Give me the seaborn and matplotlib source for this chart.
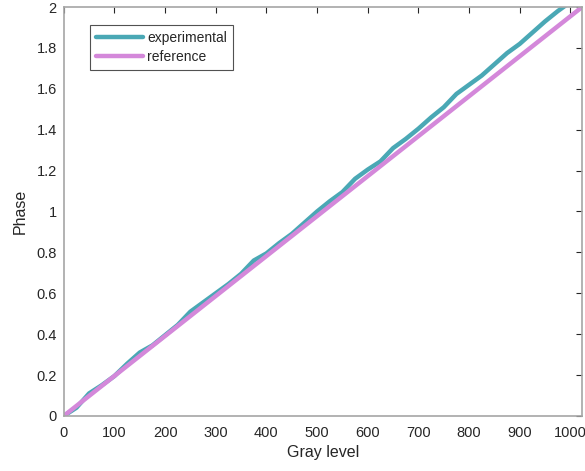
import numpy as np
import pandas as pd
import seaborn as sns
from matplotlib import pyplot as plt

gray_exp = [0, 25, 50, 75, 100, 125, 150, 175, 200, 225, 250, 275, 300, 325, 350,
            375, 400, 425, 450, 475, 500, 525, 550, 575, 600, 625, 650, 675, 700,
            725, 750, 775, 800, 825, 850, 875, 900, 925, 950, 975, 1000]
phase_exp = [0.0, 0.04, 0.11, 0.15, 0.195, 0.255, 0.31, 0.345, 0.395, 0.445, 0.51,
             0.555, 0.60, 0.645, 0.695, 0.76, 0.795, 0.845, 0.89, 0.945, 1.0, 1.05,
             1.095, 1.16, 1.205, 1.245, 1.31, 1.355, 1.405, 1.46, 1.51, 1.575, 1.62,
             1.665, 1.72, 1.775, 1.82, 1.875, 1.93, 1.98, 2.025]

# ideal linear response
gray_ref = [0, 1023]
phase_ref = [0, 2]

x_ticks = list(range(0, 1001, 100))
y_ticks = [0, 0.2, 0.4, 0.6, 0.8, 1, 1.2, 1.4, 1.6, 1.8, 2]
y_labels = ['0', '0.2', '0.4', '0.6', '0.8', '1', '1.2', '1.4', '1.6', '1.8', '2']

df = pd.concat([
    pd.DataFrame({'gray': gray_exp, 'phase': phase_exp, 'series': 'experimental'}),
    pd.DataFrame({'gray': gray_ref, 'phase': phase_ref, 'series': 'reference'}),
])

sns.set_style('white')
plt.rcParams['font.family'] = ['Liberation Sans', 'DejaVu Sans']

fig = plt.figure(figsize=(5.85, 4.71), dpi=100)
ax = fig.add_axes([0.109, 0.117, 0.886, 0.868])

sns.lineplot(data=df, x='gray', y='phase', hue='series',
             palette={'experimental': '#4aa8b5', 'reference': '#d488da'},
             linewidth=3.2, ax=ax, sort=False, estimator=None)

ax.set_xlim(0, 1023)
ax.set_ylim(0, 2)
ax.set_xticks(x_ticks)
ax.set_yticks(y_ticks)
ax.set_yticklabels(y_labels)
ax.tick_params(direction='in', length=4, width=0.8, colors='#262626',
               labelsize=10.5, top=True, right=True)
ax.tick_params(axis='x', pad=7)
ax.tick_params(axis='y', pad=5)
for s in ax.spines.values():
    s.set_visible(True)
    s.set_color('#a6a6a6')
    s.set_linewidth(1.2)

ax.set_xlabel('Gray level', fontsize=11.5, color='#262626', labelpad=4)
ax.set_ylabel('Phase', fontsize=11.5, color='#262626', labelpad=6)

leg = ax.legend(loc='upper left', bbox_to_anchor=(0.05, 0.956), fontsize=10,
                handlelength=3.4, frameon=True, fancybox=False, borderpad=0.42,
                labelspacing=0.38, handletextpad=0.3, borderaxespad=0)
leg.get_frame().set_edgecolor('#262626')
leg.get_frame().set_linewidth(0.8)
for line in leg.get_lines():
    line.set_linewidth(3.2)

fig.savefig('out.png', dpi=100)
=-=-=-=-=
* _Aim_: In your copy of the listing above, reproduce each line exactly and omit all pictures.

* _Answer in full_:
Give me the seaborn and matplotlib source for this chart.
import numpy as np
import pandas as pd
import seaborn as sns
from matplotlib import pyplot as plt

gray_exp = [0, 25, 50, 75, 100, 125, 150, 175, 200, 225, 250, 275, 300, 325, 350,
            375, 400, 425, 450, 475, 500, 525, 550, 575, 600, 625, 650, 675, 700,
            725, 750, 775, 800, 825, 850, 875, 900, 925, 950, 975, 1000]
phase_exp = [0.0, 0.04, 0.11, 0.15, 0.195, 0.255, 0.31, 0.345, 0.395, 0.445, 0.51,
             0.555, 0.60, 0.645, 0.695, 0.76, 0.795, 0.845, 0.89, 0.945, 1.0, 1.05,
             1.095, 1.16, 1.205, 1.245, 1.31, 1.355, 1.405, 1.46, 1.51, 1.575, 1.62,
             1.665, 1.72, 1.775, 1.82, 1.875, 1.93, 1.98, 2.025]

# ideal linear response
gray_ref = [0, 1023]
phase_ref = [0, 2]

x_ticks = list(range(0, 1001, 100))
y_ticks = [0, 0.2, 0.4, 0.6, 0.8, 1, 1.2, 1.4, 1.6, 1.8, 2]
y_labels = ['0', '0.2', '0.4', '0.6', '0.8', '1', '1.2', '1.4', '1.6', '1.8', '2']

df = pd.concat([
    pd.DataFrame({'gray': gray_exp, 'phase': phase_exp, 'series': 'experimental'}),
    pd.DataFrame({'gray': gray_ref, 'phase': phase_ref, 'series': 'reference'}),
])

sns.set_style('white')
plt.rcParams['font.family'] = ['Liberation Sans', 'DejaVu Sans']

fig = plt.figure(figsize=(5.85, 4.71), dpi=100)
ax = fig.add_axes([0.109, 0.117, 0.886, 0.868])

sns.lineplot(data=df, x='gray', y='phase', hue='series',
             palette={'experimental': '#4aa8b5', 'reference': '#d488da'},
             linewidth=3.2, ax=ax, sort=False, estimator=None)

ax.set_xlim(0, 1023)
ax.set_ylim(0, 2)
ax.set_xticks(x_ticks)
ax.set_yticks(y_ticks)
ax.set_yticklabels(y_labels)
ax.tick_params(direction='in', length=4, width=0.8, colors='#262626',
               labelsize=10.5, top=True, right=True)
ax.tick_params(axis='x', pad=7)
ax.tick_params(axis='y', pad=5)
for s in ax.spines.values():
    s.set_visible(True)
    s.set_color('#a6a6a6')
    s.set_linewidth(1.2)

ax.set_xlabel('Gray level', fontsize=11.5, color='#262626', labelpad=4)
ax.set_ylabel('Phase', fontsize=11.5, color='#262626', labelpad=6)

leg = ax.legend(loc='upper left', bbox_to_anchor=(0.05, 0.956), fontsize=10,
                handlelength=3.4, frameon=True, fancybox=False, borderpad=0.42,
                labelspacing=0.38, handletextpad=0.3, borderaxespad=0)
leg.get_frame().set_edgecolor('#262626')
leg.get_frame().set_linewidth(0.8)
for line in leg.get_lines():
    line.set_linewidth(3.2)

fig.savefig('out.png', dpi=100)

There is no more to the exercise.